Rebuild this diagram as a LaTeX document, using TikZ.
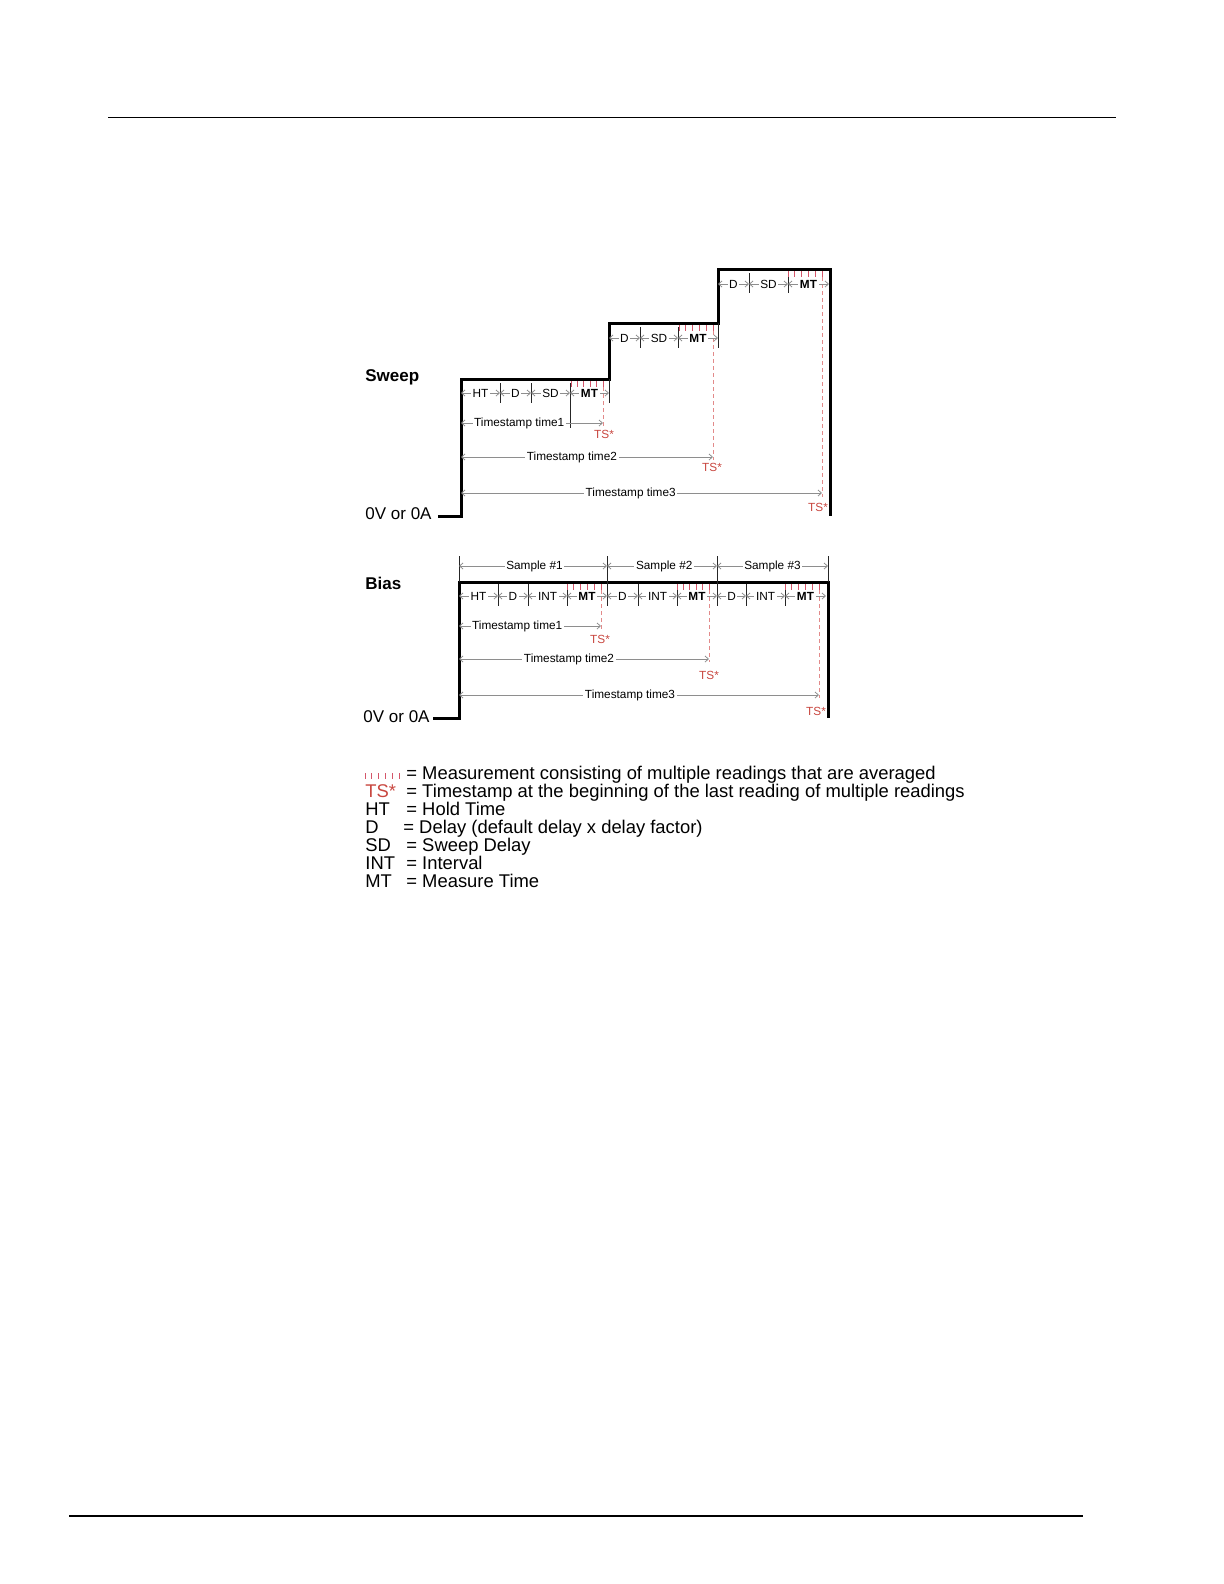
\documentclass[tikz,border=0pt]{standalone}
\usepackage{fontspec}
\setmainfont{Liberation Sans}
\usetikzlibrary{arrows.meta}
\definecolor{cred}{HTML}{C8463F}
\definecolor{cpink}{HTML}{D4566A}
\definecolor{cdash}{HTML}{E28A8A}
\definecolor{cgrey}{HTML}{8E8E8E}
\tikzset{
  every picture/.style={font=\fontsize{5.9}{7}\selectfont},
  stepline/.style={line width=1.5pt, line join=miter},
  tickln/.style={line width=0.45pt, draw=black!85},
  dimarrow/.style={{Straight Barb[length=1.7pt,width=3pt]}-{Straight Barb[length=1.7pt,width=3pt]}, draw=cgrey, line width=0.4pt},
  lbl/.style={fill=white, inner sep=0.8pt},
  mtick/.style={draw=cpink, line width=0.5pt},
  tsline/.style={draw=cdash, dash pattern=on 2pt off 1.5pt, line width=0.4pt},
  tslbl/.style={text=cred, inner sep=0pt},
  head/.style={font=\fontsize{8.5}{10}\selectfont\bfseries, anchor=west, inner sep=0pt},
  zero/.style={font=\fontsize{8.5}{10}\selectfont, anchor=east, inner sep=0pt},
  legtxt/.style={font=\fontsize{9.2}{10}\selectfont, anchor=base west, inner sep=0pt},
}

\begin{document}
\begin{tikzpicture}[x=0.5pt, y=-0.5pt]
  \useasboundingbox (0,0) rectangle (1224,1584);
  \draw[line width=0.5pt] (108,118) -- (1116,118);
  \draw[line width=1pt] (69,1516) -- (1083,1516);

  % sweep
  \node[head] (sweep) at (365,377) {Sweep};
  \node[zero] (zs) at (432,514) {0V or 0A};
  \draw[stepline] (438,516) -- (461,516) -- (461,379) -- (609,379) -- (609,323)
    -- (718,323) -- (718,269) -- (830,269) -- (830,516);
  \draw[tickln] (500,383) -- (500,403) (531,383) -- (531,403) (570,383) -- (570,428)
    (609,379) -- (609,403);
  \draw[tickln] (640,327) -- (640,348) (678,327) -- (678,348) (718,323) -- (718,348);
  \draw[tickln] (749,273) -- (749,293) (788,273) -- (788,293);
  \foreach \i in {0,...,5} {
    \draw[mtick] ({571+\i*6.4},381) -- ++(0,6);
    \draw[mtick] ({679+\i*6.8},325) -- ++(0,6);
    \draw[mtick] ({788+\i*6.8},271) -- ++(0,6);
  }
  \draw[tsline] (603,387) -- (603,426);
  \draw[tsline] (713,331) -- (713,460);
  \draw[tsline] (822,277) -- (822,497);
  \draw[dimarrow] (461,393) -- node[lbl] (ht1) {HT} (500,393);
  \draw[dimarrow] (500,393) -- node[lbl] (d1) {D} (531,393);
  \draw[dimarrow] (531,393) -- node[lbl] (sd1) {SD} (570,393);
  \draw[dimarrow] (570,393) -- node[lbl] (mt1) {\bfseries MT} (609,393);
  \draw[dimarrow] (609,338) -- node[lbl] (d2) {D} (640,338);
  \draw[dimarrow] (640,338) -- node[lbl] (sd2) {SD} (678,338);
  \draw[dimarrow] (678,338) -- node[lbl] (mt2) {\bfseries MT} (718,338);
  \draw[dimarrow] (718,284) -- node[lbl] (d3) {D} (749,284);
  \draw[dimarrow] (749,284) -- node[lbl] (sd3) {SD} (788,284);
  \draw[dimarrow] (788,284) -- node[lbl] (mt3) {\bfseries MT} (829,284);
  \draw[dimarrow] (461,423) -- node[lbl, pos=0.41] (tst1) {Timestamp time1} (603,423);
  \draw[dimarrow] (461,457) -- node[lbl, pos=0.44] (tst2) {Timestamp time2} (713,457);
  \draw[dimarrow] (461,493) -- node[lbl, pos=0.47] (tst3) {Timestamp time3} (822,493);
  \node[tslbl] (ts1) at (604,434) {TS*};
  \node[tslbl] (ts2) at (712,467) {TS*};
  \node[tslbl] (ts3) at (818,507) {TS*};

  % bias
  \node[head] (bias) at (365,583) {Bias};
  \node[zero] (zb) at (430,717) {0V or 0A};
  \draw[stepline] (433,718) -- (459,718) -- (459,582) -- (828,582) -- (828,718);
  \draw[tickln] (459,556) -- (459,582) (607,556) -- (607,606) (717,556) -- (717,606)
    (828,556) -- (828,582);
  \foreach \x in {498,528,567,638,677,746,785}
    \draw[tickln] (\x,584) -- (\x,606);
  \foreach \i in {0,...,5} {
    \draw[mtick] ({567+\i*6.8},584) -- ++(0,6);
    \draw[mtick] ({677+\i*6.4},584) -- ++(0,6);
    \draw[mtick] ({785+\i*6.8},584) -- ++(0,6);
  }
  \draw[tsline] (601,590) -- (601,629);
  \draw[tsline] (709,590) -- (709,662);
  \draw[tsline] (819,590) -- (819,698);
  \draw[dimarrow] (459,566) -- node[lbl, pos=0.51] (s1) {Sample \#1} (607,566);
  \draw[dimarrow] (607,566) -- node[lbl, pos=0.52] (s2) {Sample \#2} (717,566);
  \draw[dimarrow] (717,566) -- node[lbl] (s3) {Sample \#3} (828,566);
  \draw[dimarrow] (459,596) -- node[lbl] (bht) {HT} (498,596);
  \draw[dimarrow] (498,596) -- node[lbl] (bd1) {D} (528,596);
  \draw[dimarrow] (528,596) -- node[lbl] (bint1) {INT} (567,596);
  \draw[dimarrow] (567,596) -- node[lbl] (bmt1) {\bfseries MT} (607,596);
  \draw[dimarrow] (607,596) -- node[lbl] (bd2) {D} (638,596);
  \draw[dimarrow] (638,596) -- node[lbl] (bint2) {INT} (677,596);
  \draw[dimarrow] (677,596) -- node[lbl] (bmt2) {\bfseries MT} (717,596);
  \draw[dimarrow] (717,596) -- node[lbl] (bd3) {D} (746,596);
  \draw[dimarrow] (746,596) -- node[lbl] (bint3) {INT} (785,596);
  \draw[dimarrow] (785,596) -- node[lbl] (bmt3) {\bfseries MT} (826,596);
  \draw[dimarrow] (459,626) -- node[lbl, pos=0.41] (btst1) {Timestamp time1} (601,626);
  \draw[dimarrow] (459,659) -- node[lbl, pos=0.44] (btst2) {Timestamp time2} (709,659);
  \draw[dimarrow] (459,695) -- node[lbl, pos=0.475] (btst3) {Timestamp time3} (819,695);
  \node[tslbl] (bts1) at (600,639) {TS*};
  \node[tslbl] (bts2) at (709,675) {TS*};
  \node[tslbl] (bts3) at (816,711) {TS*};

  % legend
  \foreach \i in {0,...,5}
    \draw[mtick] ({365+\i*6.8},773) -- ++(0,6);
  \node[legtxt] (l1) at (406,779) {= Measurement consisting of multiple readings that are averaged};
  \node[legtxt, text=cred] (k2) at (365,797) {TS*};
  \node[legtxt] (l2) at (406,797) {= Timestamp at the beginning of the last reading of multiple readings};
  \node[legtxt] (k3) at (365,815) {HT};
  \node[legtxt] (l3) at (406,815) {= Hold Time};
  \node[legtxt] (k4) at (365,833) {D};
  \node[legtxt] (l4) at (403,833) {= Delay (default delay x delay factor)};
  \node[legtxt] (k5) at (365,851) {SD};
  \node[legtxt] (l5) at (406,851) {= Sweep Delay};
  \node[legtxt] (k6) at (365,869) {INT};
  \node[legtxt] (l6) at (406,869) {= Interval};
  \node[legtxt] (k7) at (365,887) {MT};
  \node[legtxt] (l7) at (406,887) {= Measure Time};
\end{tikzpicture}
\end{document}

**Directive**
Transcribe the full listing above exactly as it stands, minus the pictures.

**Answer to the exercise**
Rebuild this diagram as a LaTeX document, using TikZ.
\documentclass[tikz,border=0pt]{standalone}
\usepackage{fontspec}
\setmainfont{Liberation Sans}
\usetikzlibrary{arrows.meta}
\definecolor{cred}{HTML}{C8463F}
\definecolor{cpink}{HTML}{D4566A}
\definecolor{cdash}{HTML}{E28A8A}
\definecolor{cgrey}{HTML}{8E8E8E}
\tikzset{
  every picture/.style={font=\fontsize{5.9}{7}\selectfont},
  stepline/.style={line width=1.5pt, line join=miter},
  tickln/.style={line width=0.45pt, draw=black!85},
  dimarrow/.style={{Straight Barb[length=1.7pt,width=3pt]}-{Straight Barb[length=1.7pt,width=3pt]}, draw=cgrey, line width=0.4pt},
  lbl/.style={fill=white, inner sep=0.8pt},
  mtick/.style={draw=cpink, line width=0.5pt},
  tsline/.style={draw=cdash, dash pattern=on 2pt off 1.5pt, line width=0.4pt},
  tslbl/.style={text=cred, inner sep=0pt},
  head/.style={font=\fontsize{8.5}{10}\selectfont\bfseries, anchor=west, inner sep=0pt},
  zero/.style={font=\fontsize{8.5}{10}\selectfont, anchor=east, inner sep=0pt},
  legtxt/.style={font=\fontsize{9.2}{10}\selectfont, anchor=base west, inner sep=0pt},
}

\begin{document}
\begin{tikzpicture}[x=0.5pt, y=-0.5pt]
  \useasboundingbox (0,0) rectangle (1224,1584);
  \draw[line width=0.5pt] (108,118) -- (1116,118);
  \draw[line width=1pt] (69,1516) -- (1083,1516);

  % sweep
  \node[head] (sweep) at (365,377) {Sweep};
  \node[zero] (zs) at (432,514) {0V or 0A};
  \draw[stepline] (438,516) -- (461,516) -- (461,379) -- (609,379) -- (609,323)
    -- (718,323) -- (718,269) -- (830,269) -- (830,516);
  \draw[tickln] (500,383) -- (500,403) (531,383) -- (531,403) (570,383) -- (570,428)
    (609,379) -- (609,403);
  \draw[tickln] (640,327) -- (640,348) (678,327) -- (678,348) (718,323) -- (718,348);
  \draw[tickln] (749,273) -- (749,293) (788,273) -- (788,293);
  \foreach \i in {0,...,5} {
    \draw[mtick] ({571+\i*6.4},381) -- ++(0,6);
    \draw[mtick] ({679+\i*6.8},325) -- ++(0,6);
    \draw[mtick] ({788+\i*6.8},271) -- ++(0,6);
  }
  \draw[tsline] (603,387) -- (603,426);
  \draw[tsline] (713,331) -- (713,460);
  \draw[tsline] (822,277) -- (822,497);
  \draw[dimarrow] (461,393) -- node[lbl] (ht1) {HT} (500,393);
  \draw[dimarrow] (500,393) -- node[lbl] (d1) {D} (531,393);
  \draw[dimarrow] (531,393) -- node[lbl] (sd1) {SD} (570,393);
  \draw[dimarrow] (570,393) -- node[lbl] (mt1) {\bfseries MT} (609,393);
  \draw[dimarrow] (609,338) -- node[lbl] (d2) {D} (640,338);
  \draw[dimarrow] (640,338) -- node[lbl] (sd2) {SD} (678,338);
  \draw[dimarrow] (678,338) -- node[lbl] (mt2) {\bfseries MT} (718,338);
  \draw[dimarrow] (718,284) -- node[lbl] (d3) {D} (749,284);
  \draw[dimarrow] (749,284) -- node[lbl] (sd3) {SD} (788,284);
  \draw[dimarrow] (788,284) -- node[lbl] (mt3) {\bfseries MT} (829,284);
  \draw[dimarrow] (461,423) -- node[lbl, pos=0.41] (tst1) {Timestamp time1} (603,423);
  \draw[dimarrow] (461,457) -- node[lbl, pos=0.44] (tst2) {Timestamp time2} (713,457);
  \draw[dimarrow] (461,493) -- node[lbl, pos=0.47] (tst3) {Timestamp time3} (822,493);
  \node[tslbl] (ts1) at (604,434) {TS*};
  \node[tslbl] (ts2) at (712,467) {TS*};
  \node[tslbl] (ts3) at (818,507) {TS*};

  % bias
  \node[head] (bias) at (365,583) {Bias};
  \node[zero] (zb) at (430,717) {0V or 0A};
  \draw[stepline] (433,718) -- (459,718) -- (459,582) -- (828,582) -- (828,718);
  \draw[tickln] (459,556) -- (459,582) (607,556) -- (607,606) (717,556) -- (717,606)
    (828,556) -- (828,582);
  \foreach \x in {498,528,567,638,677,746,785}
    \draw[tickln] (\x,584) -- (\x,606);
  \foreach \i in {0,...,5} {
    \draw[mtick] ({567+\i*6.8},584) -- ++(0,6);
    \draw[mtick] ({677+\i*6.4},584) -- ++(0,6);
    \draw[mtick] ({785+\i*6.8},584) -- ++(0,6);
  }
  \draw[tsline] (601,590) -- (601,629);
  \draw[tsline] (709,590) -- (709,662);
  \draw[tsline] (819,590) -- (819,698);
  \draw[dimarrow] (459,566) -- node[lbl, pos=0.51] (s1) {Sample \#1} (607,566);
  \draw[dimarrow] (607,566) -- node[lbl, pos=0.52] (s2) {Sample \#2} (717,566);
  \draw[dimarrow] (717,566) -- node[lbl] (s3) {Sample \#3} (828,566);
  \draw[dimarrow] (459,596) -- node[lbl] (bht) {HT} (498,596);
  \draw[dimarrow] (498,596) -- node[lbl] (bd1) {D} (528,596);
  \draw[dimarrow] (528,596) -- node[lbl] (bint1) {INT} (567,596);
  \draw[dimarrow] (567,596) -- node[lbl] (bmt1) {\bfseries MT} (607,596);
  \draw[dimarrow] (607,596) -- node[lbl] (bd2) {D} (638,596);
  \draw[dimarrow] (638,596) -- node[lbl] (bint2) {INT} (677,596);
  \draw[dimarrow] (677,596) -- node[lbl] (bmt2) {\bfseries MT} (717,596);
  \draw[dimarrow] (717,596) -- node[lbl] (bd3) {D} (746,596);
  \draw[dimarrow] (746,596) -- node[lbl] (bint3) {INT} (785,596);
  \draw[dimarrow] (785,596) -- node[lbl] (bmt3) {\bfseries MT} (826,596);
  \draw[dimarrow] (459,626) -- node[lbl, pos=0.41] (btst1) {Timestamp time1} (601,626);
  \draw[dimarrow] (459,659) -- node[lbl, pos=0.44] (btst2) {Timestamp time2} (709,659);
  \draw[dimarrow] (459,695) -- node[lbl, pos=0.475] (btst3) {Timestamp time3} (819,695);
  \node[tslbl] (bts1) at (600,639) {TS*};
  \node[tslbl] (bts2) at (709,675) {TS*};
  \node[tslbl] (bts3) at (816,711) {TS*};

  % legend
  \foreach \i in {0,...,5}
    \draw[mtick] ({365+\i*6.8},773) -- ++(0,6);
  \node[legtxt] (l1) at (406,779) {= Measurement consisting of multiple readings that are averaged};
  \node[legtxt, text=cred] (k2) at (365,797) {TS*};
  \node[legtxt] (l2) at (406,797) {= Timestamp at the beginning of the last reading of multiple readings};
  \node[legtxt] (k3) at (365,815) {HT};
  \node[legtxt] (l3) at (406,815) {= Hold Time};
  \node[legtxt] (k4) at (365,833) {D};
  \node[legtxt] (l4) at (403,833) {= Delay (default delay x delay factor)};
  \node[legtxt] (k5) at (365,851) {SD};
  \node[legtxt] (l5) at (406,851) {= Sweep Delay};
  \node[legtxt] (k6) at (365,869) {INT};
  \node[legtxt] (l6) at (406,869) {= Interval};
  \node[legtxt] (k7) at (365,887) {MT};
  \node[legtxt] (l7) at (406,887) {= Measure Time};
\end{tikzpicture}
\end{document}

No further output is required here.